What about if you're not into science? Hard as it might be, as a young person in Ireland, to find a job in STEM, it is waaaay more difficult to earn a living from the Arts. But we need to allow all our citizens to live as close as possible to their true selves: it is the best way to build social capital. We are really losing sight of this in the Western World as $ € £ capital is increasingly seen as the only currency in the asylum. Since ever, we have had on the books a Leaving Certificate LC subject called Art.  Actually let's use this as an opportunity to display the bounds [N=34] of Irish Secondary education:
  • Languages group
    • English, French, German, Irish, Italian, Latin, Greek, Spanish, Arabic, Japanese, Russian, Classical Studies, Hebrew Studies
  • Science group
    • Applied Mathematics, Biology, Chemistry, Mathematics, Physics, (Physics and Chemistry)

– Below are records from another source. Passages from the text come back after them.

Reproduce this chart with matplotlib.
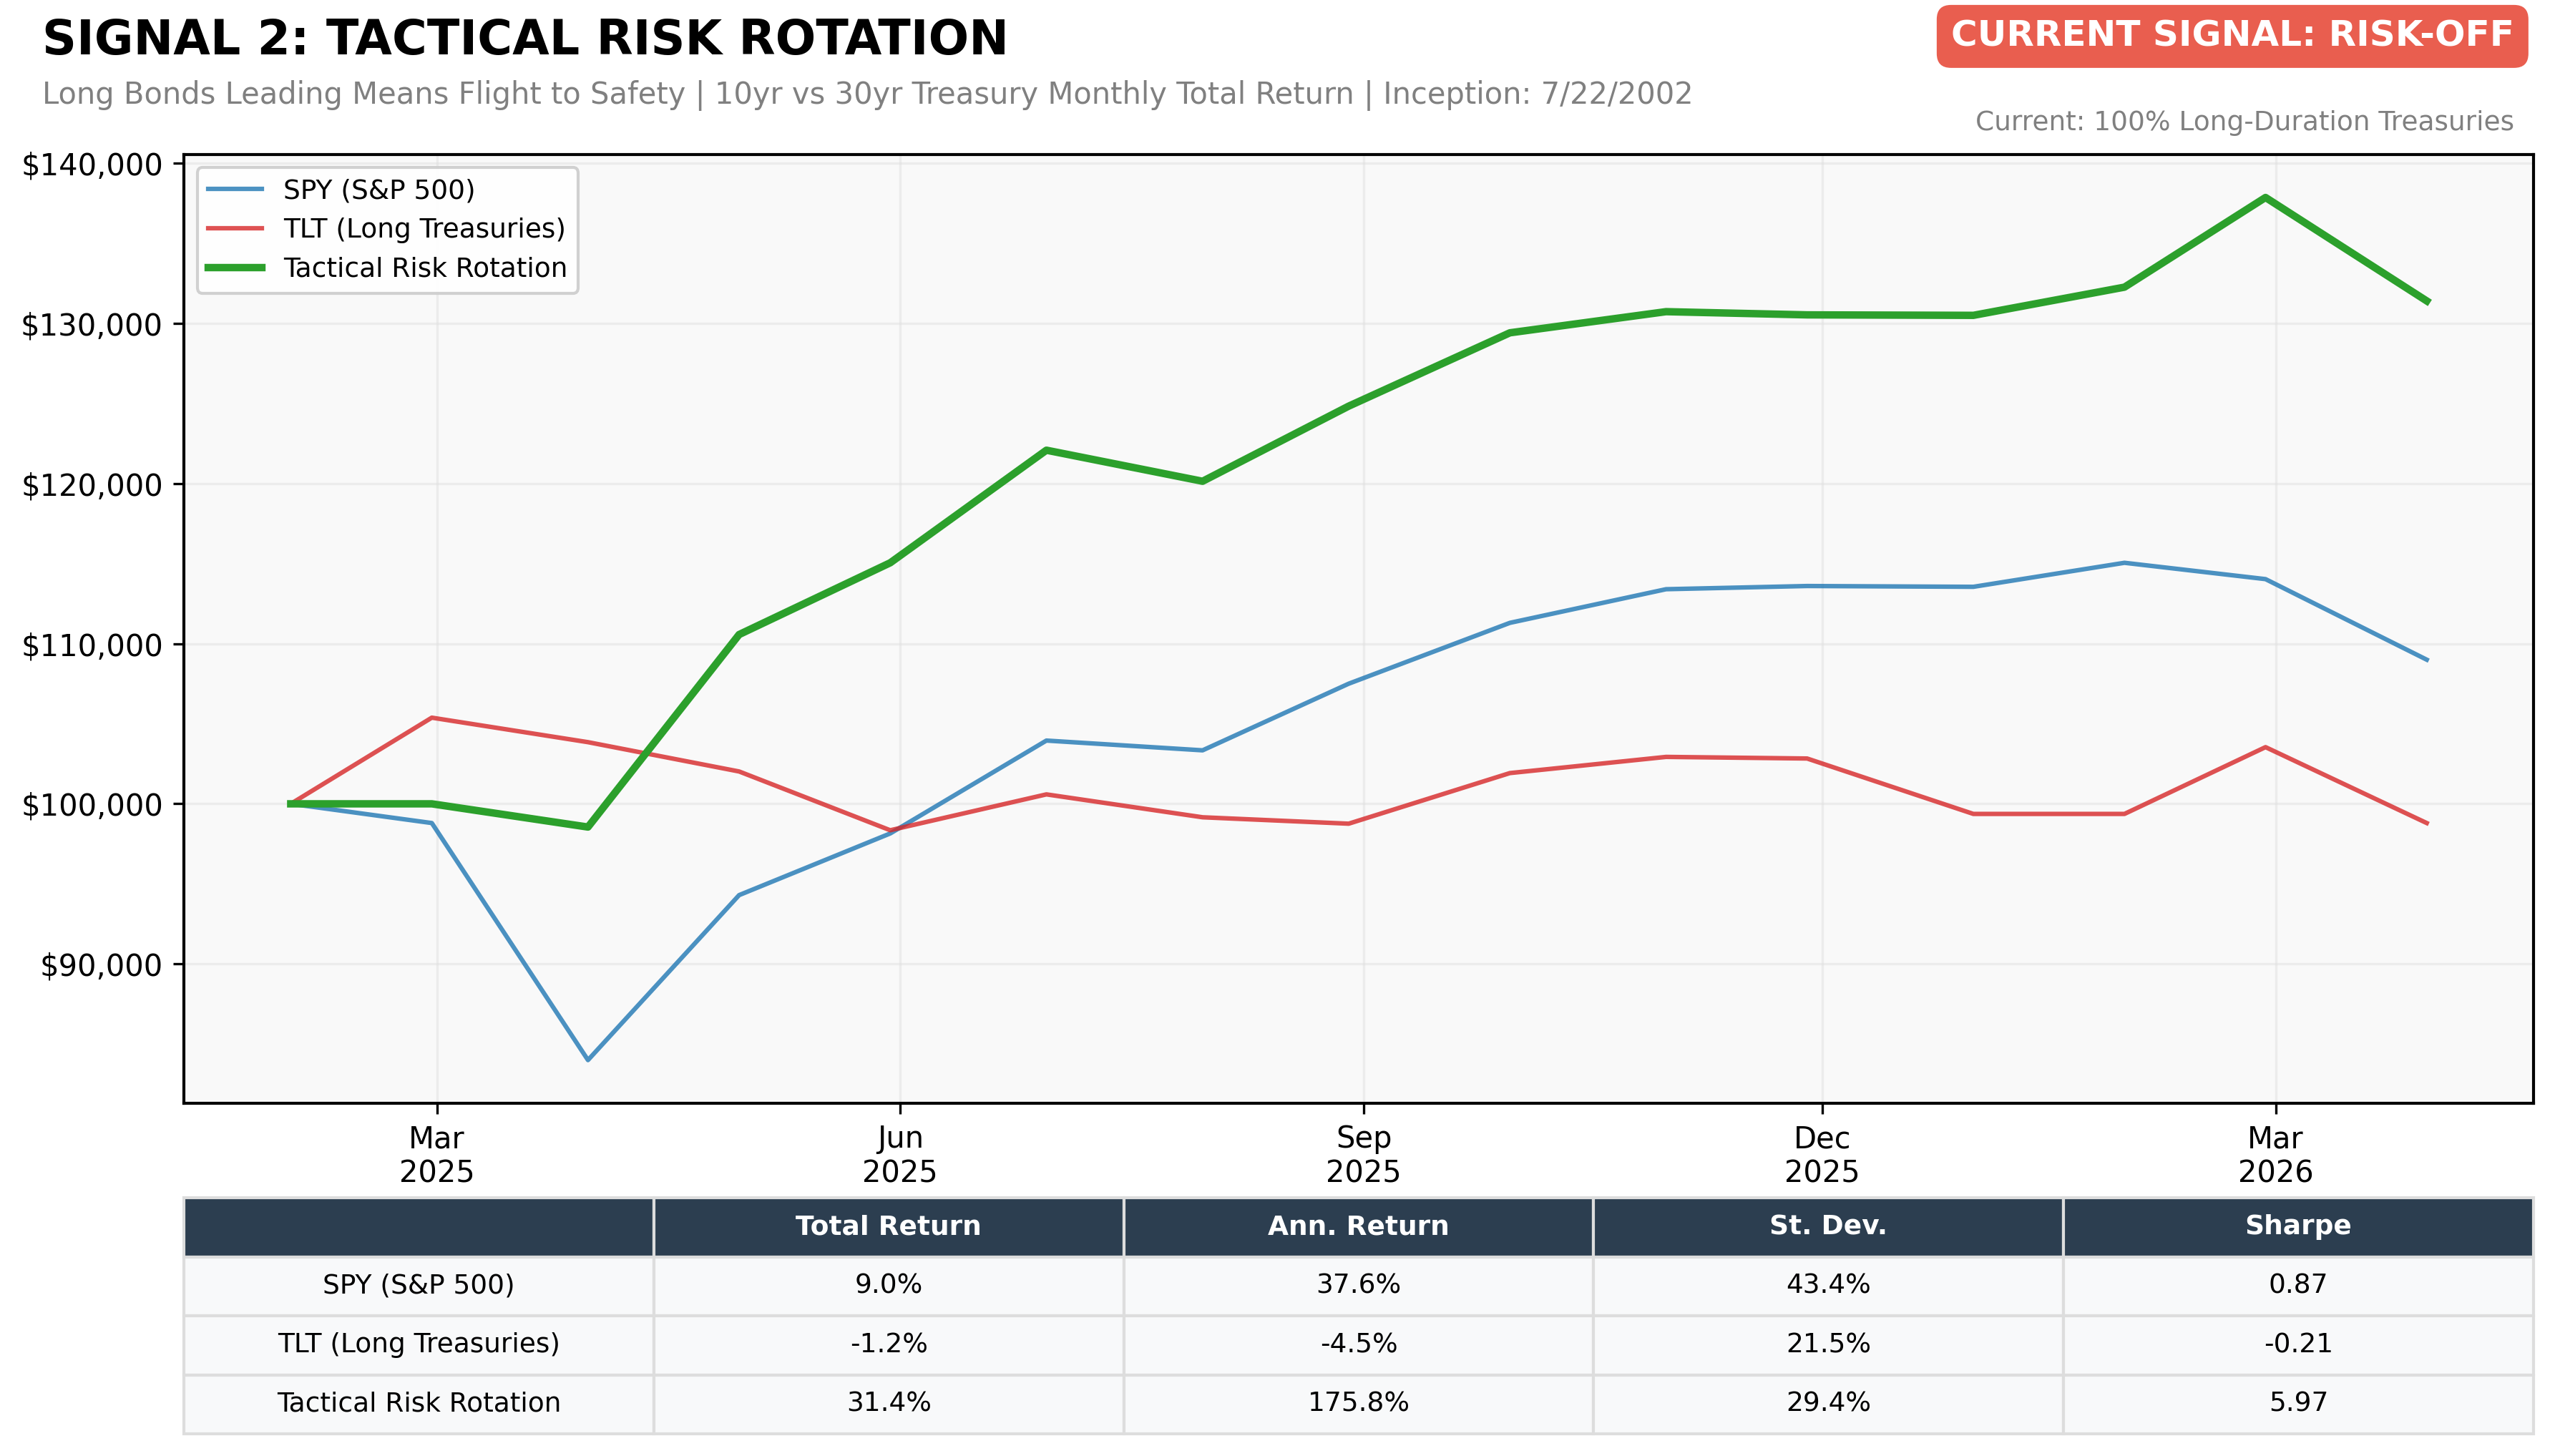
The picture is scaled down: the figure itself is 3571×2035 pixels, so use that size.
import matplotlib
matplotlib.use("Agg")
import matplotlib.pyplot as plt
import matplotlib.dates as mdates
from matplotlib.ticker import FuncFormatter
import pandas as pd

dates = pd.date_range("2025-01-31", "2026-03-31", freq="BME")
spy = [100000, 98800, 84000, 94300, 98150, 103950, 103340, 107500, 111300,
       113400, 113600, 113550, 115050, 114030, 109000]
tlt = [100000, 105380, 103850, 102020, 98350, 100590, 99160, 98760, 101920,
       102930, 102830, 99370, 99370, 103540, 98800]
tactical = [100000, 100000, 98550, 110570, 115050, 122080, 120140, 124830, 129410,
            130730, 130530, 130500, 132260, 137860, 131400]

series_names = ["SPY (S&P 500)", "TLT (Long Treasuries)", "Tactical Risk Rotation"]
col_labels = ["", "Total Return", "Ann. Return", "St. Dev.", "Sharpe"]
total_ret = ["9.0%", "-1.2%", "31.4%"]
ann_ret = ["37.6%", "-4.5%", "175.8%"]
st_dev = ["43.4%", "21.5%", "29.4%"]
sharpe = ["0.87", "-0.21", "5.97"]

plt.rcParams['font.family'] = ['DejaVu Sans']

fig = plt.figure(figsize=(3571/300, 2035/300), dpi=300)
ax = fig.add_axes([0.072, 0.2423, 0.9196, 0.6517])
ax.set_facecolor('#f9f9f9')

ax.plot(dates, spy, color='#1f77b4', alpha=0.8, lw=1.5, label=series_names[0])
ax.plot(dates, tlt, color='#d62728', alpha=0.8, lw=1.5, label=series_names[1])
ax.plot(dates, tactical, color='#2ca02c', lw=2.5, label=series_names[2])

ax.xaxis.set_major_locator(mdates.MonthLocator(bymonth=[3, 6, 9, 12]))
ax.xaxis.set_major_formatter(mdates.DateFormatter('%b\n%Y'))
ax.yaxis.set_major_formatter(FuncFormatter(lambda v, p: f"${v:,.0f}"))
ax.tick_params(labelsize=10)
ax.grid(True, color='#e0e0e0', alpha=0.5, lw=0.8)
for s in ax.spines.values():
    s.set_color('black')
    s.set_linewidth(1.0)
ax.legend(loc='upper left', fontsize=9, framealpha=0.9, edgecolor='#cccccc')

fig.text(0.0165, 0.972, "SIGNAL 2: TACTICAL RISK ROTATION", fontsize=16,
         fontweight='bold', ha='left', va='center')
fig.text(0.0165, 0.9346,
         "Long Bonds Leading Means Flight to Safety | 10yr vs 30yr Treasury Monthly Total Return | Inception: 7/22/2002",
         fontsize=10, color='gray', ha='left', va='center')
fig.text(0.984, 0.975, "CURRENT SIGNAL: RISK-OFF", fontsize=12, fontweight='bold',
         color='white', ha='right', va='center',
         bbox=dict(boxstyle='round,pad=0.4', facecolor='#e74c3c', alpha=0.9, edgecolor='none'))
fig.text(0.984, 0.9155, "Current: 100% Long-Duration Treasuries", fontsize=9,
         color='gray', ha='right', va='center')

tax = fig.add_axes([0.072, 0.0152, 0.9196, 0.1622])
tax.axis('off')
cells = [[series_names[i], total_ret[i], ann_ret[i], st_dev[i], sharpe[i]] for i in range(3)]
tbl = tax.table(cellText=cells, colLabels=col_labels, cellLoc='center',
                loc='center', bbox=[0, 0, 1, 1])
tbl.auto_set_font_size(False)
tbl.set_fontsize(9)
for (r, c), cell in tbl.get_celld().items():
    cell.set_edgecolor('#dddddd')
    cell.set_linewidth(1.0)
    if r == 0:
        cell.set_facecolor('#2c3e50')
        cell.get_text().set_color('white')
        cell.get_text().set_fontweight('bold')
    else:
        cell.set_facecolor('#f8f9fa')

fig.savefig("out.png", dpi=300)
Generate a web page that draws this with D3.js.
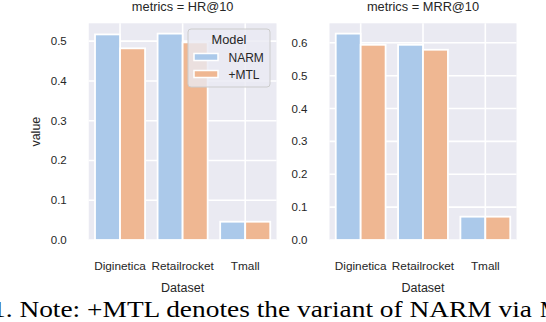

  • Business studies group
    • Accounting, Business, Economics
  • Applied science group
    • Agricultural Science, Construction Studies, Engineering, (Home Economics), (Physics and Chemistry), Design and Communication Graphics
  • Social studies group
    • Art, Geography, History, (Home Economics), Music, Politics and Society
I've highlighted Art because that is of which we treat and note they they can't make up their minds which bin Phys&Chem and HomeEc must be put. You just can't get into science college unless you have passed maths [we insist on a D in Pass Maths at The Institute which is the minimum grade above Fail] and appropriate sciency subjects.  But for Art School, a LC in Art is effectively irrelevant because you are required to submit a portfolio!  Begolly that's a great idea, I'd insist on that too: you can't do science in college unless you show:
  • your insect collection
    • or better, records from the family honey-bee hives
    • if twitcher, your county-wide check-list
  • your sheep or chicken breeding records
    • mice or gerbils acceptable for city-kids
  • your investigations of breaking strain in fishing line
    • bonus for seasonal fishing records
    • optional extra: tasty recipes for cooking the catch
  • your meteor shower counts
    • rainfall records acceptable
  • your young scientist prize or 
  • some evidence that you have formed a hypothesis about the real world and tested it in the laboratory or the field
The ATAI the Art Teachers' Association of Ireland (Cumann Múinteoirí Ealaíne na hÉireann in The West) have been working to the same curriculum since 1972! And they've had enough, they want substantive change in the Art curriculum to bring the subject, and those subjected to it, closer to the mainstream of how modern society sees itself. They want you and me to petition the Minister of Education Richard Bruton to make real changes lest Art becomes wholly irrelevant and marginalised in our community. The latest relevant circular from DeptEduc has this soul-deadening instruction "The Imaginative Composition or Still Life component and the Craft or Design component will be executed as coursework in schools over an extended period of time; (a period of approximately six weeks, which involves about 15 hours of class time, is envisaged.)" which I've reduced to the smallness of the mind the conceived it. Would that, could that, does that . . . result in, encourage, or engender Great Art?  Neil Gaiman's advice: "Make Good Art".  The Full Monty of his Address.

Nicely ATAI have conceived the idea of sending a picture postcard [aarragh Jaysus, no, not that sort of postcard] to the Minister to lighten his day and tell him to get on with The Future even as he struggles with teacher's strikes in the present. When the recession started to bite, I got it completely wrong about whether we should support the Arts when things got tough. Now that the recession is dissipating, we need to think and talk about Art in Society: more money won't make us happier but Art just might. My colleagues daughter [see first paragraph] is of the artistic persuasion and has sent her postcard to the minister.
Footnote: if you, like me, misread stateoftheart as state-something-heart you'll like other unintentionally unfortunate web-names like powergenitalia [prev].